Monday, August 25, 2008

Testing New Doctrines in International Relations

One of the things I found most interesting was reading the various Russian justifications for the operations in Georgia--and perhaps it should be a bit sobering for those who have been proponents of new reasons to justify interventions. I don't want to in this note or the comments get into the specific merits of the Russian claims (and counterclaims about what NATO, the U.S., the EU, the French, etc. have done); in the end, any intervention is in the eye of the beholder and those who choose to agree or disagree.

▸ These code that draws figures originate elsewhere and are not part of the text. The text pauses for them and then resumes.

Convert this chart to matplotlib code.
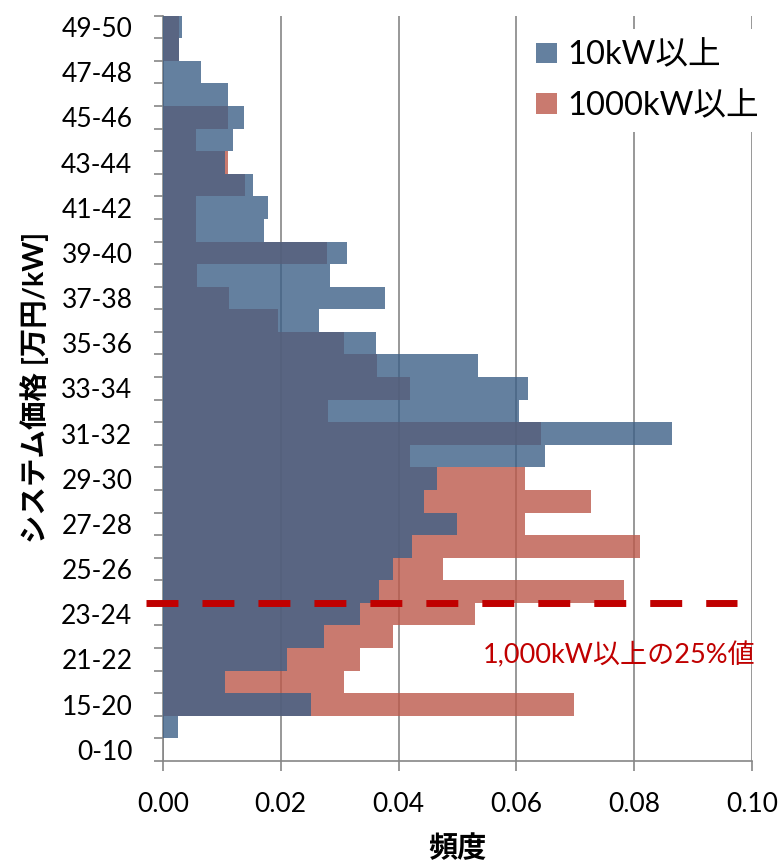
import numpy as np
import matplotlib
matplotlib.use("Agg")
import matplotlib.pyplot as plt

plt.rcParams['font.family'] = ['Lato', 'Noto Sans CJK JP', 'DejaVu Sans']

# price bins, bottom to top
bins = ['0-10', '10-15', '15-20'] + ['%d-%d' % (a, a + 1) for a in range(20, 50)]

# relative frequency, same order as bins
share_10kw = [0.0, 0.0026, 0.0251, 0.0105, 0.0210, 0.0273, 0.0334, 0.0366,
              0.0390, 0.0423, 0.0499, 0.0443, 0.0466, 0.0648, 0.0864, 0.0605,
              0.0619, 0.0534, 0.0362, 0.0265, 0.0377, 0.0284, 0.0312, 0.0172,
              0.0178, 0.0152, 0.0106, 0.0119, 0.0138, 0.0110, 0.0065, 0.0027,
              0.0033]
share_1000kw = [0.0, 0.0, 0.0698, 0.0307, 0.0335, 0.0391, 0.0530, 0.0782,
                0.0475, 0.0809, 0.0614, 0.0726, 0.0614, 0.0419, 0.0642, 0.0280,
                0.0419, 0.0363, 0.0307, 0.0196, 0.0112, 0.0057, 0.0279, 0.0056,
                0.0056, 0.0140, 0.0111, 0.0056, 0.0111, 0.0, 0.0, 0.0027,
                0.0027]

p25_bin = '24-25'   # 25% value of 1000kW+ (lower edge of this bin)
xticks = [0.0, 0.02, 0.04, 0.06, 0.08, 0.10]

grey = '#868686'
W, H = 779, 861
fig = plt.figure(figsize=(W / 100, H / 100), dpi=100)
ax = fig.add_axes([163 / W, 1 - 761 / H, (752 - 163) / W, (761 - 15.7) / H])

y = np.arange(len(bins))
b2 = ax.barh(y, share_1000kw, height=1.0, color='#BC594B', alpha=0.8,
             label='1000kW以上', zorder=2)
b1 = ax.barh(y, share_10kw, height=1.0, color='#3D6087', alpha=0.8,
             label='10kW以上', zorder=3)

ax.set_xlim(0, 0.10)
ax.set_ylim(-0.5, len(bins) - 0.5)
ax.set_xticks(xticks)
ax.set_xticklabels(['%.2f' % v for v in xticks])
ax.set_yticks(y[::2])
ax.set_yticklabels(bins[::2])
ax.set_yticks(np.arange(len(bins) + 1) - 0.5, minor=True)

ax.tick_params(axis='y', which='major', length=0, pad=22, labelsize=19)
ax.tick_params(axis='y', which='minor', length=6.5, width=1.2, color=grey)
ax.tick_params(axis='x', length=7, width=1.2, color=grey, pad=15, labelsize=19)

ax.set_axisbelow(True)
ax.xaxis.grid(True, color=grey, lw=1.2)
for s in ['top', 'right']:
    ax.spines[s].set_visible(False)
for s in ['left', 'bottom']:
    ax.spines[s].set_color(grey)
    ax.spines[s].set_linewidth(1.2)

# 25% line
yl = bins.index(p25_bin) - 0.5
ax.plot([-0.0029, 0.0975], [yl, yl], color='#C00000', lw=5,
        dashes=(4.6, 3.46), solid_capstyle='butt', dash_capstyle='butt',
        clip_on=False, zorder=5)
ax.text(0.0543, yl - 2.3, '1,000kW以上の25%値', color='#C00000',
        fontsize=19.5, ha='left', va='center', zorder=6)

fig.text(35 / W, 1 - 387 / H, 'システム価格 [万円/kW]', rotation=90,
         ha='center', va='center', fontsize=20.5, fontweight='bold')
fig.text(457 / W, 1 - 848 / H, '頻度', ha='center', va='center',
         fontsize=21, fontweight='bold')

leg = ax.legend([b1, b2], ['10kW以上', '1000kW以上'], loc='upper left',
                bbox_to_anchor=(525 / W, 1 - 29 / H),
                bbox_transform=fig.transFigure, borderaxespad=0,
                fontsize=23.5, frameon=True, fancybox=False, framealpha=1,
                edgecolor='none', handlelength=0.64, handleheight=0.58,
                handletextpad=0.31, labelspacing=0.63, borderpad=0.35)
leg.set_zorder(10)

fig.savefig('out.png', dpi=100)
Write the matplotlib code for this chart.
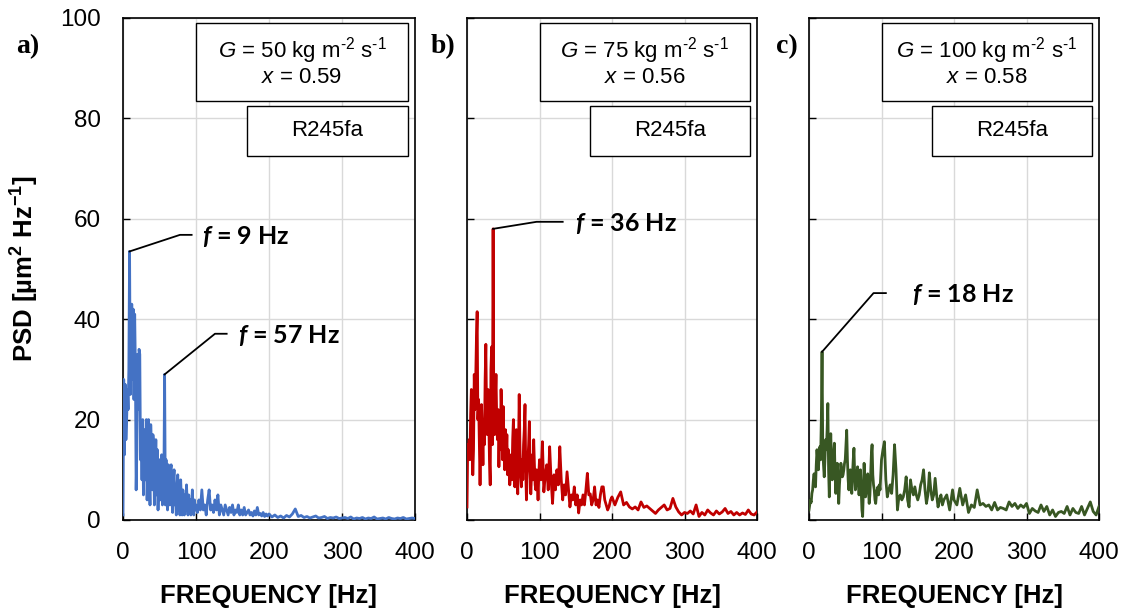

Three claims were put forward:

1) Russia had a right under "responsibility to protect" (R2P) to intervene to defend a civilian population and could intervene without the permission of the Georgian government or of any international body

2) Russia had a right as the "guarantor" of regional security

3) Russia had a right under prior agreements that created the cease-fire and peacekeeping missions in South Ossetia and Abkhazia

Russia did not seek the approval of any regional body--the CIS, the Shanghai Cooperation Organization, but it will be interesting to see whether the SCO summit this week produces any sort of retroactive endorsement.

All three of the above rationale were first proposed at a time when the power of the U.S. individually and of the West collectively seemed to dwarf possible challengers and when the only real initiator of military action might be the United States. Will, in the future, proponents of R2P, for instance, want to see China use this as a rationale for action?

I assume that in the next several years we may see a return to enhancing the position that the international system should be defined by sovereignty and territorial integrity of states and the importance of the imprimatur of the Security Council for any military action other than self-defense, or perhaps the international system will become more anarchic. But I do think that some of the notions about an "international community" which were fashionable earlier may be coming in for some serious re-examination.